Today, the community has moved beyond it, and left it behind. The largest mega-churches in town (with the exception of Lakewood) have even been forced to respond to this. People simply will not drive long distances through urban areas to attend a mega-church; or not enough will, so the latest trend is to follow the development. Churches in the neighborhood of my old church (which is still basically my neighborhood now) are, as they are able, selling their buildings and moving to where "the people are." Young people with time and money, in other words. Selling a church building isn't all that easy to do (how do you repurpose a church building?) so it isn't done much, but when the opportunity arises, the churches take it. Mega-churches are following this trend by setting up "satellite campuses" (when the largest church opened their first one, the rumor among the pastors I know was that the charismatic pastor of that church flew by private helicopter out to the satellite every Sunday morning, to give the sermon that drew the crowds. It wasn't true, but it seemed like it could be.). They go, quite literally, where the people are; or at least the people they are marketing to (I'm cynical enough to put it that way because I've seen too many "mega-churches" put up billboards around town. That's marketing, not "outreach.") Why do people leave churches? Pastor Dan points out it's partly because of the lack of community or, in some evangelical churches, too much community; and it's our complicated feelings in America, about being a member of a community, and about being an individual. Well, yeah, that fits. But 71% don't have a specific reason; they just "drifted away." Given the reality of modern American life, the fractured days and time necessary just to get the necessary done, and soccer games and track events and activities that crowd into Sunday morning, or the 6+ day a week schedules, all the work that has to be crammed into the weekends (house cleaning, grocery shopping, errands, etc.), "drifting away" sounds about right. Why leave? Why go?
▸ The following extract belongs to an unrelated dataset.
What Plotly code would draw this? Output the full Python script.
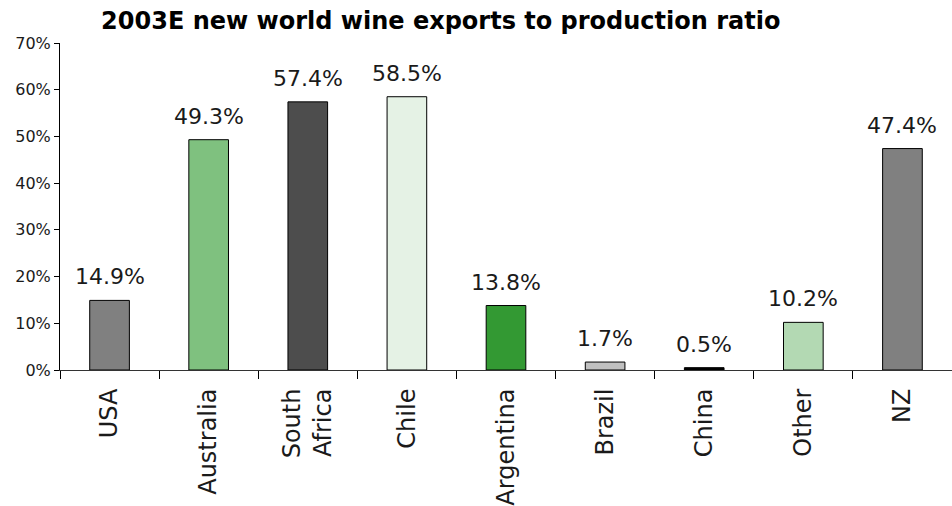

What life have you if you have not life together?
There is no life that is not in community,
And no community not lived in praise of God.
Even the anchorite who meditates alone,
For whom the days and nights repeat the praise of God,
Prays for the Church, the Body of Christ incarnate.
And now you live dispersed on ribbon roads,
And no man knows or cares who is his neighbour
Unless his neighbour makes too much disturbance,
But all dash to and fro in motor cars,
Familiar with the roads and settled nowhere.
Nor does the family even move about together
But every son would have his motor cycle,
And daughters ride away on casual pillions.
Except for one or two archaic terms, you'd never know that was from the 1930's. The generation gap isn't so new after all, and while it's driven (literally, sometimes) by technology, the problem is less our technology than our devotion to technology as the "cure" for whatever ails us.

And that's a part of the "generation gap" of it all. If I prefer a "traditional" mainstream Protestant church to an evangelical one, or to one with a "modern" worship service and a pastor who thinks he should emulate Joel Osteen or Norman Vincent Peale or tell me how to have sex with my wife, where do I turn? If I seek a church composed of my generational peers, where do I find it? If I seek a church attractive to those of somewhat a like mind to mine, what would it be? Robert Wuthnow has been examining these questions for decades.

This is an interesting repudiation to the argument that failing Protestant churches aren't conservative enough:

Most of those who express concerns about the religion's teachings on the Bible say their former religion interpreted the Bible too literally, with only a few saying their former faith did not follow the Bible literally enough.
Trying to bring the teachings of Dom Crossan or Marcus Borg to a congregation, however, can be a tricky prospect. Only 36% might be inclined to embrace those teachings; perhaps many more would find them interesting and acceptable. A vocal minority, however, can easily override even 50% who are accepting or encouraging of such an approach.

And why do most of the unaffiliated join a church?

When asked whether a series of specific reasons helped lead to their first becoming affiliated with a religious group, most (51%) say they did so because their spiritual needs were not being met.
This is "new" news (check my original link; in internet terms, it's "old") again because ABCNews has picked it up and quoted the man responsible for the poll (or using it, anyway) as saying: "It's a huge change," largely because "the percentage of "nones" has now skyrocketed to between 30 percent and 40 percent among younger Americans."

Not really a surprise, though, given that the society which denigrated "free thinkers" in the 19th century is no longer around to enforce social conformity to public religious practice.

In other words, this is probably a good thing. Certainly this is:

However, new poll numbers released today from the Pew Forum on Religion and Public Life show that Americans are overwhelmingly open-minded about faith. A majority of Americans -- 70 percent -- say that many religions, not just their own, can lead to eternal life.
I'm also left wondering what "no religious affiliation" actually means in a post-denominational world. I know a lot of people who attended church regularly, but might not consider themselves members of the church. Denominationalism is not the social identifier it used to be; hence the rise of non-denominational churches and "mega-churches" which are practically denominations unto themselves. So it could be fewer people are going to church (which would simply be the continuation of a trend begun three decades or more ago), or it could be fewer are identifying themselves with a particular church. Mega-churches in particular are known as places where advertising is essential, because the turnover in attendees is so great. It may be a huge number of people attend a mega-church in any given time period. But how many stay there long enough to consider themselves "affiliated" with it?

We may be, in other words, simply seeing the "Bowling Alone" phenomenon in a different setting. If I learned anything about this subject in seminary (and it was old news then, over a decade ago now), it's that it's a complex one, best handled by sociologists like Robert Wuthnow, and best understood in its complexity, not from the results of one poll or another.